Value investing may sound as if it’s self-explanatory. After all, why are we investing if not at all for value? The thing is, value investing is a unique investing strategy.
This is a strategy that’s mainly rolling on the principles of fundamental analysis. This analysis aims to find the intrinsic, or true, value of a stock or asset.
How Value Investing Works
It’s easy. It’s simply finding a good stock with a price that’s on sale. For instance, you’re buying a phone that’s usually worth $40,000. But you wouldn’t just buy it on the first store you see. What you do is find a store that offers the product at a lower price or with a discount.
A company’s stock can change even if its true value remains the same. You look at charts, and you can easily see peaks and valleys.
Your goal is finding a stock that has a price down in the valleys. You then hold it until it reaches its true value, or peak. You sell it, and you make a profit.
Value Investing Makes Use of these Metrics:
Price-to-Book Ratio (P/B)
This is what we also call the book value. This metric tells you something about the company’s assets and compares them to the stock price.
Here’s the trick. If the price is lower than the value of the assets, the stock has lower price than its intrinsic value.
Price-to-earnings Ratio (P/E)
This metric shows the company’s track record for earnings. You can use this to see ifthe stock price is not reflecting all of its earnings. It’s a useful metric for value investing.
Free Cash Flow
This refers to the cash that the company generated from its revenue or operations minus the expenses.
Free cash flow is the company’s remaining cash after it pays all its due like capital expenditures.
If the company generates free cash flow, then it has money to invest in the business. It may even pay dividends or rewards to stockholders. Obviously, this is good news.

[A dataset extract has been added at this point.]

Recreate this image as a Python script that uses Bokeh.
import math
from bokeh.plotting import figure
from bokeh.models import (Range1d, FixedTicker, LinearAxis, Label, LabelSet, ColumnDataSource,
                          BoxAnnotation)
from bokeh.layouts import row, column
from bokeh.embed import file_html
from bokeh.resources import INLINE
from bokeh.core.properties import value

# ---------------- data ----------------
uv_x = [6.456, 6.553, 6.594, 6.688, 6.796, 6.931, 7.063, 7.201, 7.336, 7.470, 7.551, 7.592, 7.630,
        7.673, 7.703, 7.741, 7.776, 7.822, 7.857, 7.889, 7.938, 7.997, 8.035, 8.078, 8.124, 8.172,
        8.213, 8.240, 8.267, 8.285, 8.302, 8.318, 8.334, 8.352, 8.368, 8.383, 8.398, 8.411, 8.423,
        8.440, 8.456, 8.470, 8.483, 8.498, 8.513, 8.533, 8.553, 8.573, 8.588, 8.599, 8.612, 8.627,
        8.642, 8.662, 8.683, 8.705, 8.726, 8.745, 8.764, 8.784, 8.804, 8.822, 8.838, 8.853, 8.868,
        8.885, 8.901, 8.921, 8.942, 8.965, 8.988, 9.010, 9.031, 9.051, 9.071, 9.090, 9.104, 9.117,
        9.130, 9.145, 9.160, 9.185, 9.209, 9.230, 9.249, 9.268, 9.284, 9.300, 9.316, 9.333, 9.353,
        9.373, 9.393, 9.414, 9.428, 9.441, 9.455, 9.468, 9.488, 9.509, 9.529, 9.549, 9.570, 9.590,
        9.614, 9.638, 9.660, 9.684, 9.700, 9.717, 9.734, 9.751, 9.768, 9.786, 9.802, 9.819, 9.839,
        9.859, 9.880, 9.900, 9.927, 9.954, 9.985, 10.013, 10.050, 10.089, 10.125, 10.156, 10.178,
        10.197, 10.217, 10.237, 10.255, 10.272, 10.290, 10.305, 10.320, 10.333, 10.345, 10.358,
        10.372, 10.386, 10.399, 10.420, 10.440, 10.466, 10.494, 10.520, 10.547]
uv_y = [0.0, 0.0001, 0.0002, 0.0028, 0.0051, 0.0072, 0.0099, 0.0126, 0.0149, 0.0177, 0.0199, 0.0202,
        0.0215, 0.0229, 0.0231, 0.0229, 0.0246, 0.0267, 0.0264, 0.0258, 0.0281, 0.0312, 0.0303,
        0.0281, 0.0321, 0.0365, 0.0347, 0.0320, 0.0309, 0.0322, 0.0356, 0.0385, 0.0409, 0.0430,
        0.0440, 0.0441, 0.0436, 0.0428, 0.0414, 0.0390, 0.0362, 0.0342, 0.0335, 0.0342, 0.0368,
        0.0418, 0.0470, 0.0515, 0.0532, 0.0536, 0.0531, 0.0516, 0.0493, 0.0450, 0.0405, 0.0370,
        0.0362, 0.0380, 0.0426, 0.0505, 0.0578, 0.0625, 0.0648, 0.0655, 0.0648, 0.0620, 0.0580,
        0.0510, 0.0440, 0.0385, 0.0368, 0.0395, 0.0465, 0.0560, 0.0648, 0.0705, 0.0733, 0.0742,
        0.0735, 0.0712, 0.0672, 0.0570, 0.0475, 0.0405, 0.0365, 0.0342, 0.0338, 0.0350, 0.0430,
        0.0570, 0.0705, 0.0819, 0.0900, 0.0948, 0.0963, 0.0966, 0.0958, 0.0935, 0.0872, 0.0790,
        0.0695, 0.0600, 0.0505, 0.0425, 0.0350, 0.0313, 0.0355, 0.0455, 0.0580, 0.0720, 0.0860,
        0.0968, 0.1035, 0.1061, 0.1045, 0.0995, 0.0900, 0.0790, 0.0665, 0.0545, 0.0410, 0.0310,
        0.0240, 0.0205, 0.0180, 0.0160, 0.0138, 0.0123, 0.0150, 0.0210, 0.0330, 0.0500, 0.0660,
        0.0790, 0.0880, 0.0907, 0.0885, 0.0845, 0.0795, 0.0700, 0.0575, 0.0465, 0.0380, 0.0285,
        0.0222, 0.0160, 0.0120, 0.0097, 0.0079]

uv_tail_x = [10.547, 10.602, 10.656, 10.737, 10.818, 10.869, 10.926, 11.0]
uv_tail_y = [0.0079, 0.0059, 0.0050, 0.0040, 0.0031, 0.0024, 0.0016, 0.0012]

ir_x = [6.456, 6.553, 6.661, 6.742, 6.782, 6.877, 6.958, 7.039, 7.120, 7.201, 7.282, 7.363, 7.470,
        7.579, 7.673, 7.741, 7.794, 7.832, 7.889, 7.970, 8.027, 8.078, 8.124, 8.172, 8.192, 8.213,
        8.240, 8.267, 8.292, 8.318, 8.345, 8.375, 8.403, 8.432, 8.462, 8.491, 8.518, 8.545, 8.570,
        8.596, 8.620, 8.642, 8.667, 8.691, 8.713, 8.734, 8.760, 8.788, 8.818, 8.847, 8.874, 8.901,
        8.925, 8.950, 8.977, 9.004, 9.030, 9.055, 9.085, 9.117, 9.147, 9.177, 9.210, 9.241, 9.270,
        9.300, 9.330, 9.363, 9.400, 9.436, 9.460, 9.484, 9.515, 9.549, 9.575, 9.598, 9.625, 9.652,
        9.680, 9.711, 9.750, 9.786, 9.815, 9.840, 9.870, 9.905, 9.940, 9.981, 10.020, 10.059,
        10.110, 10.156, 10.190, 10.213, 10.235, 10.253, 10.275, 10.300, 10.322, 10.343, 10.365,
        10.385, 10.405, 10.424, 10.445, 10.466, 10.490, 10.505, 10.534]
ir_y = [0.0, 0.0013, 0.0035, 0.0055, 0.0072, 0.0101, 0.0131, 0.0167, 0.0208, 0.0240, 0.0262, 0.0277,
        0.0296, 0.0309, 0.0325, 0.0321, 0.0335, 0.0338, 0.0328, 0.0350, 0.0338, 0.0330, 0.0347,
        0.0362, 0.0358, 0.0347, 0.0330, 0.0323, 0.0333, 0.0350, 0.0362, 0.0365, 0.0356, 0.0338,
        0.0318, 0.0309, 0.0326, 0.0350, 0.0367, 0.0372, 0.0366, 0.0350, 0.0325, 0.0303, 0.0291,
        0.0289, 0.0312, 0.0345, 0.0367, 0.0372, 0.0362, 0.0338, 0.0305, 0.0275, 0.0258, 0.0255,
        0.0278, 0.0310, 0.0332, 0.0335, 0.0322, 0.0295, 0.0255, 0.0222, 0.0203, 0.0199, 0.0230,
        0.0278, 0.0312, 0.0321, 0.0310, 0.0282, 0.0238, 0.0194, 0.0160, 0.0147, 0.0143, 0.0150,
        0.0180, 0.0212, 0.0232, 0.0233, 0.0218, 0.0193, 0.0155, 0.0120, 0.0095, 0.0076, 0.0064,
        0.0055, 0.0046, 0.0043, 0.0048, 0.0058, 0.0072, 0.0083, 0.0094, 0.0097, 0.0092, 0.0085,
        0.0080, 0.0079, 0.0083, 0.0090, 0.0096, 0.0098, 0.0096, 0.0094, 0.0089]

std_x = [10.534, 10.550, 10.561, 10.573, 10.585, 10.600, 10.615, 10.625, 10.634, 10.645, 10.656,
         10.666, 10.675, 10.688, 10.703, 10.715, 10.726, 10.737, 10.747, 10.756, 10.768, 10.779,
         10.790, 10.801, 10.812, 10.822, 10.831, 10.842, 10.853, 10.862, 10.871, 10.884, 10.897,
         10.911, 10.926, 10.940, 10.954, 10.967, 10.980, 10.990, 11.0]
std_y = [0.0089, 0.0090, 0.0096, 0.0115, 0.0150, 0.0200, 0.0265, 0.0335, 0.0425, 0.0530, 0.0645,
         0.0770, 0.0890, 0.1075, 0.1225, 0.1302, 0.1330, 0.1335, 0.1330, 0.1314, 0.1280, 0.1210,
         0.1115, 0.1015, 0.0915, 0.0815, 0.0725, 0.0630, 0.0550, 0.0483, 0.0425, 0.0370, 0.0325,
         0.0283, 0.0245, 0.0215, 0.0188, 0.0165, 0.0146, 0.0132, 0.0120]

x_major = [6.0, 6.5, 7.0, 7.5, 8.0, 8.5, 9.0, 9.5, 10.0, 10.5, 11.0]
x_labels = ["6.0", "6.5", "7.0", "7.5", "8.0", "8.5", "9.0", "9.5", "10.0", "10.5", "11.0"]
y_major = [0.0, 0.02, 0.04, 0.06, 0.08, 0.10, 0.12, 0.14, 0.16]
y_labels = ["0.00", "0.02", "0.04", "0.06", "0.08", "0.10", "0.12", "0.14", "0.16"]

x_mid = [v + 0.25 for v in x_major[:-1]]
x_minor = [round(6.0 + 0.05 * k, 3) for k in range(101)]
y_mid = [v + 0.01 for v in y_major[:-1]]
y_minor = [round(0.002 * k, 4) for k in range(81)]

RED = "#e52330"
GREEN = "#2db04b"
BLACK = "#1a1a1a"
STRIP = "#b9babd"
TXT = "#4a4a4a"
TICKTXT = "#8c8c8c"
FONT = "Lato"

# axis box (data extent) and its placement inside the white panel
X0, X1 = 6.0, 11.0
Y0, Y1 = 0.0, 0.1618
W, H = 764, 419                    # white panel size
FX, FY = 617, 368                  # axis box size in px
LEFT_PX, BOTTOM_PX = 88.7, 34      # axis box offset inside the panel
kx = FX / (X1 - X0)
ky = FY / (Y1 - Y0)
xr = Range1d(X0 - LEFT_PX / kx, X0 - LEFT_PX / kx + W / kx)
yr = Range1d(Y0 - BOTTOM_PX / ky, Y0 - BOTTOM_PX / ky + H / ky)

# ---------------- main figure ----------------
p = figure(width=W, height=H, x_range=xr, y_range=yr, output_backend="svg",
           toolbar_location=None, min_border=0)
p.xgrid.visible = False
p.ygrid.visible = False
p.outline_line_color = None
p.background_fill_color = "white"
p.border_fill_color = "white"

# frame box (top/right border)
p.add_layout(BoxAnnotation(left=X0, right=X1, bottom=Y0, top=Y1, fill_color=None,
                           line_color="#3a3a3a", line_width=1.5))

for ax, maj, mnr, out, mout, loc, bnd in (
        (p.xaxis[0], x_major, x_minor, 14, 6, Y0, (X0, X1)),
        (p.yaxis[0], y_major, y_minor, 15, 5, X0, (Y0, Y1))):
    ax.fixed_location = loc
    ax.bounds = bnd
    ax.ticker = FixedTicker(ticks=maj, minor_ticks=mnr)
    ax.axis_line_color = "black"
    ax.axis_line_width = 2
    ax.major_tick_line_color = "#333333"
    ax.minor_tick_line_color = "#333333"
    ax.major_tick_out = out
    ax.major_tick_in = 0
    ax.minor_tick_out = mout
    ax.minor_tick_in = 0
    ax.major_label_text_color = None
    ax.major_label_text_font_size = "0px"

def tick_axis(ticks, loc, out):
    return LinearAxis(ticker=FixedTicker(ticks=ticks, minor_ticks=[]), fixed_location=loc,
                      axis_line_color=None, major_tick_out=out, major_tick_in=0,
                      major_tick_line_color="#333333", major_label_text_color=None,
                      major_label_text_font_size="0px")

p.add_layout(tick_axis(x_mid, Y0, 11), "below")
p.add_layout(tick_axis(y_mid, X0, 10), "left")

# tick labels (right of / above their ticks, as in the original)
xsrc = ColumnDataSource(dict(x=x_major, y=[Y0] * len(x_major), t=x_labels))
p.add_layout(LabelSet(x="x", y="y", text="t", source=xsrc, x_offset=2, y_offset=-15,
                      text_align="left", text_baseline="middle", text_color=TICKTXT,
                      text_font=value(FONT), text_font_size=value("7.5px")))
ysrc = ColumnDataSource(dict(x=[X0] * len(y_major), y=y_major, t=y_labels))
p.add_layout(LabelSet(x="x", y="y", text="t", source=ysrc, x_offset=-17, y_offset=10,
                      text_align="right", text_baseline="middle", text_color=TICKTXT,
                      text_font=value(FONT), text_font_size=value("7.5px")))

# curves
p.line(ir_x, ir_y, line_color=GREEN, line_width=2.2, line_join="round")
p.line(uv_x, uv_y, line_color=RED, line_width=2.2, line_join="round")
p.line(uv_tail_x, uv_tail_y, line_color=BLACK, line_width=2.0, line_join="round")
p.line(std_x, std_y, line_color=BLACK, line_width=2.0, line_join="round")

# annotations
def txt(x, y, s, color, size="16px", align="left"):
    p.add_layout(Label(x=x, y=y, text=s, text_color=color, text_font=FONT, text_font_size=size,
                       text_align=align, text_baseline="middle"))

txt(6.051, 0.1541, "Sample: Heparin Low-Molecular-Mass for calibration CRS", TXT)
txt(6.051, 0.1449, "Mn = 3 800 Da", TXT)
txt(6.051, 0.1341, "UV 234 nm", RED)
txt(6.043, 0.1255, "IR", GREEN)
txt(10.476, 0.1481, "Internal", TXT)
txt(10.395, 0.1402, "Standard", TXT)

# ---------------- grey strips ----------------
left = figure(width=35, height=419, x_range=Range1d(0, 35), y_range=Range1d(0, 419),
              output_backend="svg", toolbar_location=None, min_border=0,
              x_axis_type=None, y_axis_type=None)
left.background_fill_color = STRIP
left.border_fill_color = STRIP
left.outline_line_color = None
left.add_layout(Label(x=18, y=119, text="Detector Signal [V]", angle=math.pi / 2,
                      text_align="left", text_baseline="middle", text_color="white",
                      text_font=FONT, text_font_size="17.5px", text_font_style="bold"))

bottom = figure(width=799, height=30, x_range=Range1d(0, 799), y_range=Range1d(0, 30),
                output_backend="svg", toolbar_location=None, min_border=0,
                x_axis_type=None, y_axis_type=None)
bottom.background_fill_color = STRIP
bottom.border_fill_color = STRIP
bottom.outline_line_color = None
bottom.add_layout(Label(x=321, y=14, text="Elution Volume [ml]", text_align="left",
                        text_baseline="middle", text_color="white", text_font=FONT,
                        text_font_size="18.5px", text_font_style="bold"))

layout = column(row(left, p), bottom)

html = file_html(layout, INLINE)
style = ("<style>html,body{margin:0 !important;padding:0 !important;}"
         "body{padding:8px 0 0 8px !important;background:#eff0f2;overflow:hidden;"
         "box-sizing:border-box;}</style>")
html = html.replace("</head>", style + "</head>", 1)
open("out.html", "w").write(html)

Assumptions of a Value Investor
In value investing, you work with various assumptions for your strategy to work.
The first one is this: the market is wrong.
According to the efficient market hypothesis, the market is right. The market prices in all available information and reflect them on the stock price. In other words, there’s no way an investor can outperform the market.
But for value investors, that’s not always the case. There are irrational investors and stocks can move in a counterintuitive manner. That is, the stock may have a price higher or lower than its true value.
The second assumption is this: the market will realize the stock’s true price…eventually.
Of course, the whole idea revolves around the market’s judgment of the stock. Value investing would be tough to work if it doesn’t assume that markets will, one day, realize and reflect the stock’s true value.
The third assumption is this: the crowd is wrong.
More often than not, sentiment drives the market. If you consider the first assumption carefully, you’ll see it inevitably leads to this third assumption.
As a value investor, you must go against the flow and be a contrarian. This means you scrutinize the market’s movements. You don’t easily follow the herd.
Because you know that right, they’re selling the stock they should buy. And they’re buying stocks that they should sell.